Padre Paolo aveva visto nascere una rivoluzione pacifica e non violenta, l’aveva saputa riconoscere e sentire “sua”, ma da subito ci aveva avvisato che qualcuno, più d’uno, stava tentando di sabotarla, di sfigurarla, di conquistarla, di militarizzarla, di capovolgerla. Non serve oggi riflettere su come lo avesse capito, perché lo avesse capito? Non potrà questo aiutarci non solo a vedere meglio il passato ma anche le radici dei problemi presenti?

Il suo libro sulla Siria, “Collera e luce”, è pieno di pagine illuminanti e dolenti, e nei giorni in cui uscì, solo e poco ascoltato, padre Paolo ci avvertiva che anche a volerla guardare con disinteresse la tragedia di Siria già irrompeva nella nostra vita, nella nostra quotidianità, con una marea di profughi inarrestabile, ingestibile. Non sta accadendo esattamente questo?

La Federazione Nazionale della Stampa Italiana e Articolo21 hanno preso davvero un’iniziativa importante, coinvolgendo esperti di primissimo piano, da Beirut come da Roma o Trieste. Per ricordare, per capire, ma forse soprattutto per dire che al vivere insieme non si può rinunciare. Non rinunciarvi, ha detto recentemente a un convegno promosso dalla Comunità di Sant’Egidio il libanese Tareq Mitri, non significa illudersi che per garantirla basti organizzare una bella competizione parlamentare, dopo decenni di egemonia comunitaria o clanica, ma capire che occorre costruire meccanismi di inclusività.

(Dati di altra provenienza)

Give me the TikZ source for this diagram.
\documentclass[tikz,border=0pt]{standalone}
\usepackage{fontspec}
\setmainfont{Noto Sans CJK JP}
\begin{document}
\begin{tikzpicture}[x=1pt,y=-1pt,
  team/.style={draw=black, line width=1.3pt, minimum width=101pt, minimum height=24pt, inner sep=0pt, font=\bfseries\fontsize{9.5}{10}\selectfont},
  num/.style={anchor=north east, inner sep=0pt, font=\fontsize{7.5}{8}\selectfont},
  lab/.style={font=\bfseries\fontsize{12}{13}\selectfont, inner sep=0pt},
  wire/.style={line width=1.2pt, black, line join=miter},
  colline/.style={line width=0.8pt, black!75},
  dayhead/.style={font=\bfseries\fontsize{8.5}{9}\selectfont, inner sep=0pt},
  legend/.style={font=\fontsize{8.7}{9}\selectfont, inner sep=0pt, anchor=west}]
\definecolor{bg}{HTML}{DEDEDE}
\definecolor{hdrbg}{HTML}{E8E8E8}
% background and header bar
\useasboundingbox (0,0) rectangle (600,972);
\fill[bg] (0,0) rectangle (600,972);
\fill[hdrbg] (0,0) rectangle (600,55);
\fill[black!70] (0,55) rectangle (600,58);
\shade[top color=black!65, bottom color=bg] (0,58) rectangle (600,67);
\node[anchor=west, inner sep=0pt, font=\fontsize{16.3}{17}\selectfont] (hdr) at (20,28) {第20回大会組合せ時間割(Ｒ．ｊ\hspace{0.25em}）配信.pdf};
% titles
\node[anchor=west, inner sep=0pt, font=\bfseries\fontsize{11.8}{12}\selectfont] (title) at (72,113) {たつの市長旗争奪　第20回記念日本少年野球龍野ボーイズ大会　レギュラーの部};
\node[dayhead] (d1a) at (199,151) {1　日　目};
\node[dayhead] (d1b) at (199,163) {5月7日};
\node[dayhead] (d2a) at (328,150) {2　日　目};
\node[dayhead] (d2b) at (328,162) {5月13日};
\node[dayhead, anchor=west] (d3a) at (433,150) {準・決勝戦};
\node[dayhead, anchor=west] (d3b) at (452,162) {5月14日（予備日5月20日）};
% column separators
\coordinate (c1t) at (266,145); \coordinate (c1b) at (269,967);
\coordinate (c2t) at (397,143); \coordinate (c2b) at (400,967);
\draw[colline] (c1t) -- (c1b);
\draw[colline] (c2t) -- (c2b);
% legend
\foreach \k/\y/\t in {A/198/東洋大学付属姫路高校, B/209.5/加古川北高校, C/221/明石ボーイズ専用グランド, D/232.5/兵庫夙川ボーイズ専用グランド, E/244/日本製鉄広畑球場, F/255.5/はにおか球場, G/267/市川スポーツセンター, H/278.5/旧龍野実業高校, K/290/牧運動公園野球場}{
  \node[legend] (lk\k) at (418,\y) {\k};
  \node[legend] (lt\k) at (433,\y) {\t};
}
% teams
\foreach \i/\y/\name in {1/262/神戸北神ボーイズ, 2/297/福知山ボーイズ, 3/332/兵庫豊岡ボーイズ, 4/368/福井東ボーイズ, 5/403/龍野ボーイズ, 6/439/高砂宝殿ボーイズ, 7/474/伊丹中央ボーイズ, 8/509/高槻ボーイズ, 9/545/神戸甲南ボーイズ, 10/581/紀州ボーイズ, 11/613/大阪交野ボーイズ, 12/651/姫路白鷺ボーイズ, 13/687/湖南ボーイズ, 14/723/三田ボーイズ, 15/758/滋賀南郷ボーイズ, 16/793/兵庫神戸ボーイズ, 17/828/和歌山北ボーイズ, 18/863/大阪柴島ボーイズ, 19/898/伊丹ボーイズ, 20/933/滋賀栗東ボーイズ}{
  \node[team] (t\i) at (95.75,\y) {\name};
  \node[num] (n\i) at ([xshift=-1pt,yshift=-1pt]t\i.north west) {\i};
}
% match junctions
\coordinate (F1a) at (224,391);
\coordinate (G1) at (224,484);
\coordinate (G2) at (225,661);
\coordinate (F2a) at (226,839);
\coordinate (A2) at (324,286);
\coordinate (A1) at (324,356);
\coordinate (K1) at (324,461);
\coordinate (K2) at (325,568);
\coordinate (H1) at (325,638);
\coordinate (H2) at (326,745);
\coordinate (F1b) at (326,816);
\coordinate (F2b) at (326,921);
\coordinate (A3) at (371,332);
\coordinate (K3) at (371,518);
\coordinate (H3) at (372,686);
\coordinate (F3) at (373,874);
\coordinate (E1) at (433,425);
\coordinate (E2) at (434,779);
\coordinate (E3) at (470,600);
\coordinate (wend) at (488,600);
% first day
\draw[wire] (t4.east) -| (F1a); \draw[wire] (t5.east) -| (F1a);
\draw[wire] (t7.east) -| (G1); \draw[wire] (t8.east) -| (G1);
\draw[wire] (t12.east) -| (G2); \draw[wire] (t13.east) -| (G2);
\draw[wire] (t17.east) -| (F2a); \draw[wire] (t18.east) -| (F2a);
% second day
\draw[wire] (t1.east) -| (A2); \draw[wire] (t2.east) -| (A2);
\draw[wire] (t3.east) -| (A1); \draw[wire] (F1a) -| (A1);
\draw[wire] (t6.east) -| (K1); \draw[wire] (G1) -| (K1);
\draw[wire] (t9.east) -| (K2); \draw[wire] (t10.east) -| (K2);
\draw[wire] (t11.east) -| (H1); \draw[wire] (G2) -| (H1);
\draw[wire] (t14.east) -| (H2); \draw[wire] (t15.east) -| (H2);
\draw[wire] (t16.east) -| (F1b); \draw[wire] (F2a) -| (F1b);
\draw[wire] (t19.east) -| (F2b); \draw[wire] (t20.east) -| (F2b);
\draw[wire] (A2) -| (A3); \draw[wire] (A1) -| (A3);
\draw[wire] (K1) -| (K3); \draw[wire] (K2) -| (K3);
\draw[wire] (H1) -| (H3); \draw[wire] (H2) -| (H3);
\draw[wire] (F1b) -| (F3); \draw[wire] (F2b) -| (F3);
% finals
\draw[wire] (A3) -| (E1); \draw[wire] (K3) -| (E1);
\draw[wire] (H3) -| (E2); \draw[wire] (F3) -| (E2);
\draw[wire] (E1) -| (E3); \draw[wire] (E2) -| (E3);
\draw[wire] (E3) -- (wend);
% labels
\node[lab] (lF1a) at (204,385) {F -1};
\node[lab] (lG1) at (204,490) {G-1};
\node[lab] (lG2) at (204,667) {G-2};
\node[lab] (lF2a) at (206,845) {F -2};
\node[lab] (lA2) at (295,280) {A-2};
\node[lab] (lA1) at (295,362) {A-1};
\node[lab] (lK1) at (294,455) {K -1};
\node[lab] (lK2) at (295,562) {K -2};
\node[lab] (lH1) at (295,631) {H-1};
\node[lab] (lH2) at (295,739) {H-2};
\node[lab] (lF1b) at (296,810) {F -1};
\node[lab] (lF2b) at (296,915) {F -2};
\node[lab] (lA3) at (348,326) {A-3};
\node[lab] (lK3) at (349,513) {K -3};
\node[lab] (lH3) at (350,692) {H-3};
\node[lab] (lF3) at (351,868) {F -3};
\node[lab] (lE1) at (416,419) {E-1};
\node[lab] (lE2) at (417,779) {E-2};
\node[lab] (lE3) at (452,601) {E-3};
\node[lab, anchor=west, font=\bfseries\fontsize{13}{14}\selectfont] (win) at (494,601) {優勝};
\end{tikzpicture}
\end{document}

Non sarà facile, ma tenendo a mente come i libanesi siano usciti dalla loro recente e devastante guerra civile questa appare un’indicazione preziosa, imprescindibile. Non a caso proprio all’inizio del suo libro “Collera e luce” padre Paolo ha scritto: “se si cerca ad ogni costo di identificarsi in un gruppo, ciò provoca il medesimo atteggiamento in un gruppo opposto: come in uno stadio di calcio, ogni curva ne crea un’altra. Le grida di denuncia dell’ingiustizia, allora, si fanno eco.”

La presenza di familiari e amici mi sembra dire proprio questo: l’impegno continua, come ieri, oltre i suoi orrendi confini.